Dos 125 mortos na Indonésia, em luta de claques, ao que peregrinou mais de mil quilómetros e foi o único apoiante da equipa. Os adeptos só se parecem com eles próprios
O futebol é definitivamente, um caso de vida e de morte. De vida, por acrescentar vida à vida, de morte por accionar mecanismos ancestrais que são recalcados pela civilização e a cultura, gerando uma energia negra que aproveita todas as oportunidades para se manifestar. Há um ano, morreram 125 pessoas na Indonésia, quando duas claques se confrontaram durante um dérbi, mais do triplo dos que os 38 que morreram no estádio de Heysel, na final da Champions de 85. E como isso é um padrão, houve, na semana passada, uma réplica suave desse episódio durante o Ajax-Feyenoord, que os da casa perdiam por 3-0. Em ambos os casos, e em muitos outros, o rastilho foi a frustração causada por uma derrota insuportável. Essa dor imensa também pode levar ao suicídio: em 2013, John Macharia, de 28 anos, adepto do Manchester United, lançou-se de um sétimo andar, depois de uma derrota da sua equipa (1-0, em casa, com Newcastle).
Insanos, excessivos, generosos, contraditórios, frequentemente infames, os adeptos só se parecem com eles próprios. Embora a paixão pelos seus clubes os unifique e igualize, há imensas matizes e variantes. Por estes dias, pudemos conhecer o jovem que prometeu correr nu na Praça do Marquês, em Lisboa, quando João Félix voltasse a marcar um golo. E cumpriu, logo a seguir ao Portugal-Luxemburgo.

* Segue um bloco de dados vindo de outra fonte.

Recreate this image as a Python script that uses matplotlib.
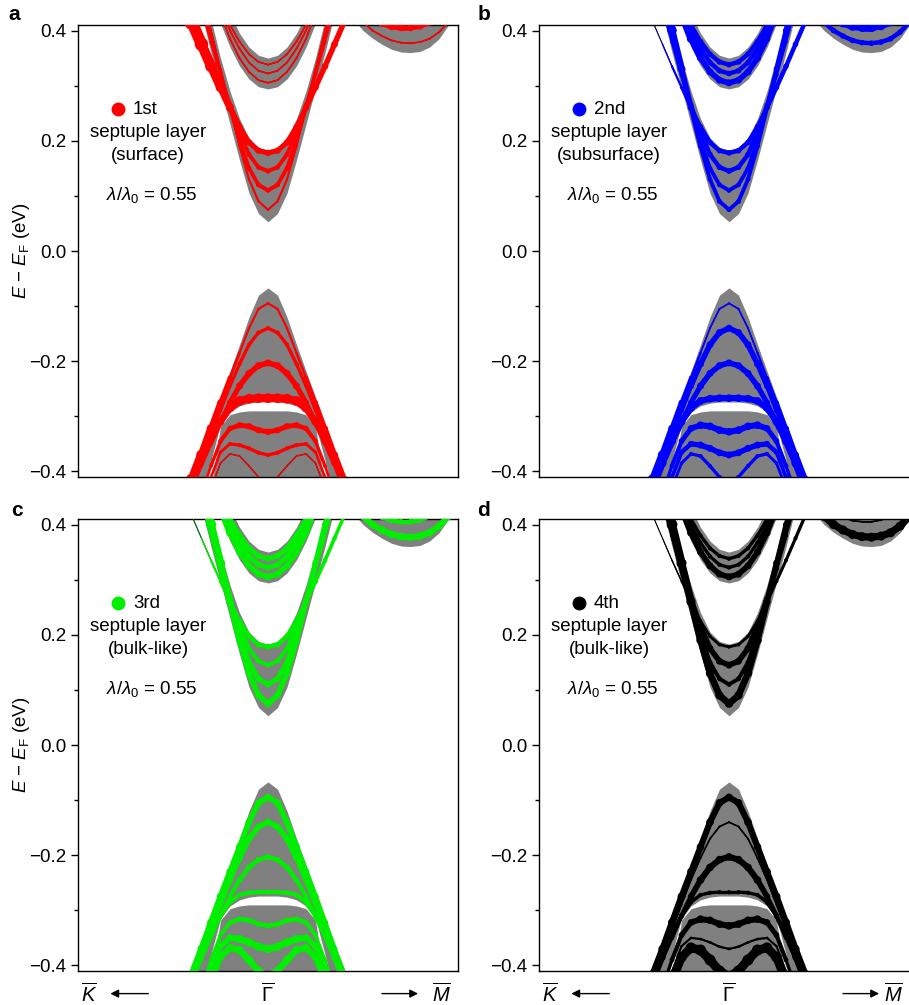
import numpy as np
import matplotlib
matplotlib.use('Agg')
import matplotlib.pyplot as plt
from matplotlib.collections import LineCollection

plt.rcParams['font.family'] = ['Liberation Sans', 'DejaVu Sans']
plt.rcParams['mathtext.fontset'] = 'custom'
plt.rcParams['mathtext.rm'] = 'Liberation Sans'
plt.rcParams['mathtext.it'] = 'Liberation Sans:italic'
plt.rcParams['mathtext.bf'] = 'Liberation Sans:bold'

# momentum along K - Gamma - M (Gamma at 0), shared by the bands around Gamma
k_g = [-0.45, -0.40, -0.35, -0.30, -0.25, -0.20, -0.15, -0.10, -0.05, 0.0,
       0.05, 0.10, 0.15, 0.20, 0.25, 0.30, 0.35, 0.40, 0.45]

# conduction subbands (eV)
cb1 = [0.61, 0.54, 0.47, 0.40, 0.33, 0.26, 0.19, 0.13, 0.09, 0.075,
       0.09, 0.13, 0.19, 0.26, 0.33, 0.40, 0.47, 0.54, 0.61]
cb2 = [0.585, 0.52, 0.455, 0.39, 0.325, 0.26, 0.20, 0.15, 0.12, 0.11,
       0.12, 0.15, 0.20, 0.26, 0.325, 0.39, 0.455, 0.52, 0.585]
cb3 = [0.56, 0.50, 0.44, 0.38, 0.32, 0.265, 0.215, 0.175, 0.152, 0.145,
       0.152, 0.175, 0.215, 0.265, 0.32, 0.38, 0.44, 0.50, 0.56]
cb4 = [0.455, 0.415, 0.375, 0.335, 0.297, 0.26, 0.225, 0.197, 0.182, 0.178,
       0.182, 0.197, 0.225, 0.26, 0.297, 0.335, 0.375, 0.415, 0.455]
cb5 = [0.70, 0.64, 0.58, 0.50, 0.43, 0.385, 0.35, 0.325, 0.31, 0.305,
       0.31, 0.325, 0.35, 0.385, 0.43, 0.50, 0.58, 0.64, 0.70]
cb6 = [0.71, 0.65, 0.59, 0.51, 0.44, 0.40, 0.367, 0.342, 0.327, 0.322,
       0.327, 0.342, 0.367, 0.40, 0.44, 0.51, 0.59, 0.65, 0.71]
cb7 = [0.72, 0.66, 0.60, 0.52, 0.45, 0.41, 0.38, 0.357, 0.343, 0.338,
       0.343, 0.357, 0.38, 0.41, 0.45, 0.52, 0.60, 0.66, 0.72]

# valence subbands (eV)
vb1 = [-0.46, -0.415, -0.37, -0.322, -0.275, -0.23, -0.185, -0.14, -0.105, -0.095,
       -0.105, -0.14, -0.185, -0.23, -0.275, -0.322, -0.37, -0.415, -0.46]
vb2 = [-0.47, -0.425, -0.38, -0.335, -0.29, -0.245, -0.205, -0.17, -0.148, -0.14,
       -0.148, -0.17, -0.205, -0.245, -0.29, -0.335, -0.38, -0.425, -0.47]
vb3 = [-0.48, -0.435, -0.39, -0.35, -0.31, -0.275, -0.245, -0.222, -0.208, -0.203,
       -0.208, -0.222, -0.245, -0.275, -0.31, -0.35, -0.39, -0.435, -0.48]
vb4 = [-0.475, -0.43, -0.385, -0.345, -0.31, -0.285, -0.272, -0.268, -0.267, -0.267,
       -0.267, -0.268, -0.272, -0.285, -0.31, -0.345, -0.385, -0.43, -0.475]
vb5 = [-0.53, -0.49, -0.44, -0.39, -0.345, -0.322, -0.316, -0.318, -0.325, -0.328,
       -0.325, -0.318, -0.316, -0.322, -0.345, -0.39, -0.44, -0.49, -0.53]
vb6 = [-0.56, -0.51, -0.46, -0.41, -0.365, -0.35, -0.352, -0.358, -0.366, -0.37,
       -0.366, -0.358, -0.352, -0.35, -0.365, -0.41, -0.46, -0.51, -0.56]
vb7 = [-0.60, -0.55, -0.49, -0.43, -0.385, -0.368, -0.372, -0.39, -0.41, -0.42,
       -0.41, -0.39, -0.372, -0.368, -0.385, -0.43, -0.49, -0.55, -0.60]

# projected bulk continua (eV)
gray_v_low = [0.58, 0.50, 0.43, 0.36, 0.295, 0.23, 0.165, 0.105, 0.068, 0.053,
              0.068, 0.105, 0.165, 0.23, 0.295, 0.36, 0.43, 0.50, 0.58]
gray_v_high = [0.66, 0.58, 0.50, 0.42, 0.35, 0.29, 0.24, 0.205, 0.188, 0.183,
               0.188, 0.205, 0.24, 0.29, 0.35, 0.42, 0.50, 0.58, 0.66]
gray_p_low = [0.64, 0.58, 0.52, 0.46, 0.413, 0.37, 0.336, 0.312, 0.298, 0.294,
              0.298, 0.312, 0.336, 0.37, 0.413, 0.46, 0.52, 0.58, 0.64]
gray_p_high = [0.75, 0.70, 0.65, 0.58, 0.52, 0.43, 0.395, 0.37, 0.355, 0.35,
               0.355, 0.37, 0.395, 0.43, 0.52, 0.58, 0.65, 0.70, 0.75]
gray_l_top = [-0.45, -0.405, -0.36, -0.312, -0.265, -0.218, -0.17, -0.12, -0.08, -0.067,
              -0.08, -0.12, -0.17, -0.218, -0.265, -0.312, -0.36, -0.405, -0.45]
gray_l_bot = [-0.55, -0.50, -0.45, -0.38, -0.315, -0.292, -0.281, -0.276, -0.274, -0.274,
              -0.274, -0.276, -0.281, -0.292, -0.315, -0.38, -0.45, -0.50, -0.55]
gray_w_top = [-0.50, -0.50, -0.50, -0.43, -0.318, -0.297, -0.292, -0.29, -0.29, -0.29,
              -0.29, -0.29, -0.292, -0.297, -0.318, -0.43, -0.50, -0.50, -0.50]

# pocket towards M
k_m = [0.45, 0.50, 0.55, 0.60, 0.65, 0.70, 0.75, 0.80, 0.85, 0.90, 0.95, 1.00]
gray_m_low = [0.42, 0.40, 0.386, 0.375, 0.366, 0.361, 0.36, 0.362, 0.37, 0.385, 0.41, 0.44]
mb1 = [0.43, 0.415, 0.40, 0.39, 0.382, 0.378, 0.377, 0.379, 0.385, 0.397, 0.415, 0.44]
mb2 = [0.46, 0.44, 0.425, 0.413, 0.407, 0.405, 0.405, 0.408, 0.415, 0.43, 0.45, 0.47]

band_k = {'cb1': k_g, 'cb2': k_g, 'cb3': k_g, 'cb4': k_g, 'cb5': k_g, 'cb6': k_g,
          'cb7': k_g, 'vb1': k_g, 'vb2': k_g, 'vb3': k_g, 'vb4': k_g, 'vb5': k_g,
          'vb6': k_g, 'vb7': k_g, 'mb1': k_m, 'mb2': k_m}
band_e = {'cb1': cb1, 'cb2': cb2, 'cb3': cb3, 'cb4': cb4, 'cb5': cb5, 'cb6': cb6,
          'cb7': cb7, 'vb1': vb1, 'vb2': vb2, 'vb3': vb3, 'vb4': vb4, 'vb5': vb5,
          'vb6': vb6, 'vb7': vb7, 'mb1': mb1, 'mb2': mb2}

# layer weight (marker size, pt) per band: (K-side arm, centre, M-side arm)
w_1st = {'cb1': (1.5, 1.8, 1.5), 'cb2': (1.5, 3.5, 1.5), 'cb3': (1.5, 3.5, 1.5),
         'cb4': (11, 4.5, 5), 'cb5': (1.5, 1.5, 1.5), 'cb6': (1.5, 1.5, 1.5),
         'cb7': (1.5, 1.5, 1.5), 'mb1': (1.5, 1.5, 1.5), 'mb2': (5, 5, 5),
         'vb1': (9, 1.8, 6), 'vb2': (1.5, 3, 1.5), 'vb3': (1.5, 5, 1.5),
         'vb4': (3, 7, 4), 'vb5': (1.5, 4.5, 1.5), 'vb6': (1.5, 3, 1.5),
         'vb7': (1.2, 1.2, 1.2)}
w_2nd = {'cb1': (9, 3.5, 5), 'cb2': (1.5, 3.5, 1.5), 'cb3': (1.5, 4, 1.5),
         'cb4': (0, 4, 4), 'cb5': (10, 5, 4), 'cb6': (1.5, 4, 1.5),
         'cb7': (1.5, 4, 1.5), 'mb1': (4, 4, 4), 'mb2': (6, 6, 6),
         'vb1': (8, 1.5, 6), 'vb2': (1.5, 5, 1.5), 'vb3': (1.5, 5, 1.5),
         'vb4': (6, 5.5, 6), 'vb5': (2, 5.5, 2), 'vb6': (2, 5, 2), 'vb7': (2, 3, 2)}
w_3rd = {'cb1': (9, 5, 4), 'cb2': (1.5, 4.5, 1.5), 'cb3': (1.5, 3.5, 1.5),
         'cb4': (0, 4, 3), 'cb5': (8, 5, 5), 'cb6': (2, 4.5, 2),
         'cb7': (2, 4.5, 2), 'mb1': (5.5, 5.5, 5.5), 'mb2': (4, 4, 4),
         'vb1': (6, 5, 4), 'vb2': (2, 5, 2), 'vb3': (1.5, 4, 1.5),
         'vb4': (4, 3.5, 5), 'vb5': (2, 4, 2), 'vb6': (3, 6, 3), 'vb7': (4, 6, 4)}
w_4th = {'cb1': (9, 6, 3), 'cb2': (1.5, 3.5, 1.5), 'cb3': (1.5, 5, 1.5),
         'cb4': (0, 2.5, 3), 'cb5': (8, 5, 5), 'cb6': (1.5, 3, 1.5),
         'cb7': (1.5, 3, 1.5), 'mb1': (6.5, 6.5, 6.5), 'mb2': (1.5, 1.5, 1.5),
         'vb1': (6, 5.5, 6), 'vb2': (1.2, 1.5, 1.2), 'vb3': (1.5, 5.5, 1.5),
         'vb4': (5, 3, 5), 'vb5': (2, 5.5, 2), 'vb6': (1.5, 2, 1.5), 'vb7': (7, 8, 7)}

panel_letters = ['a', 'b', 'c', 'd']
layer_names = ['1st', '2nd', '3rd', '4th']
layer_kinds = ['(surface)', '(subsurface)', '(bulk-like)', '(bulk-like)']
layer_weights = [w_1st, w_2nd, w_3rd, w_4th]
panel_colors = ['#ff0000', '#0000ff', '#00ee00', '#000000']
lambda_ratio = 0.55

GRAY = '#808080'
FS = 13.5


def dibujar_banda(ax, k, e, w3, color):
    k = np.asarray(k, dtype=float)
    e = np.asarray(e, dtype=float)
    ax.plot(k, e, color='black', lw=0.8, zorder=2)
    w = np.interp(k, [-0.4, -0.15, 0.15, 0.4], [w3[0], w3[1], w3[1], w3[2]])
    pts = np.column_stack([k, e])
    segs = np.stack([pts[:-1], pts[1:]], axis=1)
    lc = LineCollection(segs, linewidths=(w[:-1] + w[1:]) / 2 * 0.8,
                        colors=color, capstyle='round', zorder=3)
    ax.add_collection(lc)
    ax.scatter(k, e, s=w ** 2, color=color, lw=0, zorder=4)


def fmt_y(v, p):
    if v < 0:
        return '\u2212%.1f' % abs(v)
    return '%.1f' % abs(v)


fig = plt.figure(figsize=(9.09, 10.05), dpi=100)
W, H = 909, 1005
posiciones = [(78, 477), (539, 477), (78, 971), (539, 971)]
letras_xy = [(14, 15), (484, 15), (17, 510), (484, 510)]
m_label_x = {2: 0.91, 3: 0.865}

for i in range(4):
    x0, yb = posiciones[i]
    ax = fig.add_axes([x0 / W, 1 - yb / H, 380 / W, 452 / H])
    ax.set_xlim(-1, 1)
    ax.set_ylim(-0.41, 0.41)

    # continua
    ax.fill_between(k_g, gray_v_low, gray_v_high, color=GRAY, lw=0, zorder=1)
    ax.fill_between(k_g, gray_p_low, gray_p_high, color=GRAY, lw=0, zorder=1)
    ax.fill_between(k_m, gray_m_low, 0.5, color=GRAY, lw=0, zorder=1)
    ax.fill_between(k_g, gray_l_bot, gray_l_top, color=GRAY, lw=0, zorder=1)
    ax.fill_between(k_g, -0.5, gray_w_top, color=GRAY, lw=0, zorder=1)

    # bandas pesadas por capa
    for nombre, w3 in layer_weights[i].items():
        dibujar_banda(ax, band_k[nombre], band_e[nombre], w3, panel_colors[i])

    # leyenda dentro del panel
    ax.plot(-0.79, 0.257, 'o', ms=10, color=panel_colors[i], mew=0, zorder=5)
    ax.text(-0.71, 0.257, layer_names[i], fontsize=FS, ha='left', va='center')
    ax.text(-0.63, 0.215, 'septuple layer', fontsize=FS, ha='center', va='center')
    ax.text(-0.63, 0.174, layer_kinds[i], fontsize=FS, ha='center', va='center')
    ax.text(-0.61, 0.102, r'$\lambda/\lambda_0$ = %.2f' % lambda_ratio,
            fontsize=FS, ha='center', va='center')

    ax.set_yticks([-0.4, -0.2, 0.0, 0.2, 0.4])
    ax.set_yticks([-0.3, -0.1, 0.1, 0.3], minor=True)
    ax.yaxis.set_major_formatter(plt.FuncFormatter(fmt_y))
    ax.set_xticks([])
    ax.tick_params(axis='y', which='major', direction='out', length=5, width=1,
                   labelsize=FS)
    ax.tick_params(axis='y', which='minor', direction='out', length=3, width=1)
    for s in ax.spines.values():
        s.set_linewidth(1)

    if i in (0, 2):
        ax.set_ylabel('$E$ \u2212 $E_{\\mathrm{F}}$ (eV)', fontsize=FS)
        ax.yaxis.set_label_coords(-0.12, 0.5)

    if i in (2, 3):
        ytxt = -0.05
        tr = ax.get_xaxis_transform()
        ax.text(-0.94, ytxt, r'$\overline{K}$', transform=tr, fontsize=14.5,
                ha='center', va='center')
        ax.text(0.0, ytxt, r'$\overline{\mathrm{\Gamma}}$', transform=tr, fontsize=14.5,
                ha='center', va='center')
        ax.text(m_label_x[i], ytxt, r'$\overline{M}$', transform=tr, fontsize=14.5,
                ha='center', va='center')
        ax.annotate('', xy=(-0.83, ytxt), xytext=(-0.63, ytxt), xycoords=tr,
                    textcoords=tr, annotation_clip=False,
                    arrowprops=dict(arrowstyle='-|>', color='black', lw=1,
                                    mutation_scale=12, shrinkA=0, shrinkB=0))
        ax.annotate('', xy=(0.79, ytxt), xytext=(0.60, ytxt), xycoords=tr,
                    textcoords=tr, annotation_clip=False,
                    arrowprops=dict(arrowstyle='-|>', color='black', lw=1,
                                    mutation_scale=12, shrinkA=0, shrinkB=0))

    lx, ly = letras_xy[i]
    fig.text(lx / W, 1 - ly / H, panel_letters[i], fontsize=15, fontweight='bold',
             ha='center', va='center')

fig.savefig('out.png', dpi=100)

Também ficámos a saber que Gustavo, um comerciante argentino de Buenos Aires, todos os dias sai à rua com uma bandeira do país, para comemorar a vitória no Mundial do Catar. Não é todos os dias que se ganha um Mundial, logo, há que o comemorar como deve ser, ou seja, todos os dias. E que dizer daquele adepto do Gefle IF, um pequeno clube da segunda divisão sueca, que fez uma peregrinação religiosa de mais de mil quilómetros para apoiar o clube em casa do Kalmar? Quando lá chegou, soube que era o único adepto do clube que estava no estádio. O Gefle IF ganhou por 1-0 e, no final do jogo, os jogadores ovacionaram-no.
Uma equipa agradecida, a aplaudir o único adepto presente. E agora pergunto: se não fosse aquele adepto, mais o seu «santo» sacrifício, que sentido teria aquele jogo, aquela vitória? No entanto, cresce todos os dias o fosso que existe entre o sentimento avassalador dos adeptos e a ideia de negócio, que se lhe opõe. O portista João Pinto, que acaba de receber o One Club Man Award, prémio entregue pelo Athletic Bilbau a jogadores que fizeram toda a carreira num só clube, disse, na ocasião, que «hoje em dia, fazer negócios é mais importante do que jogar futebol». E há uma história recente que ilustra essa frase. Temendo a partida do seu muito amado goleador, Roger Guedes, para a Arábia, por muitos milhões, adeptos do Corinthians, pobres, na sua maioria, enviaram-lhe pequenas quantias de dinheiro, para o incentivarem a ficar. O amor puro dos adeptos contra o poder dissolvente do dinheiro. E ganhou o dinheiro. Ganha sempre.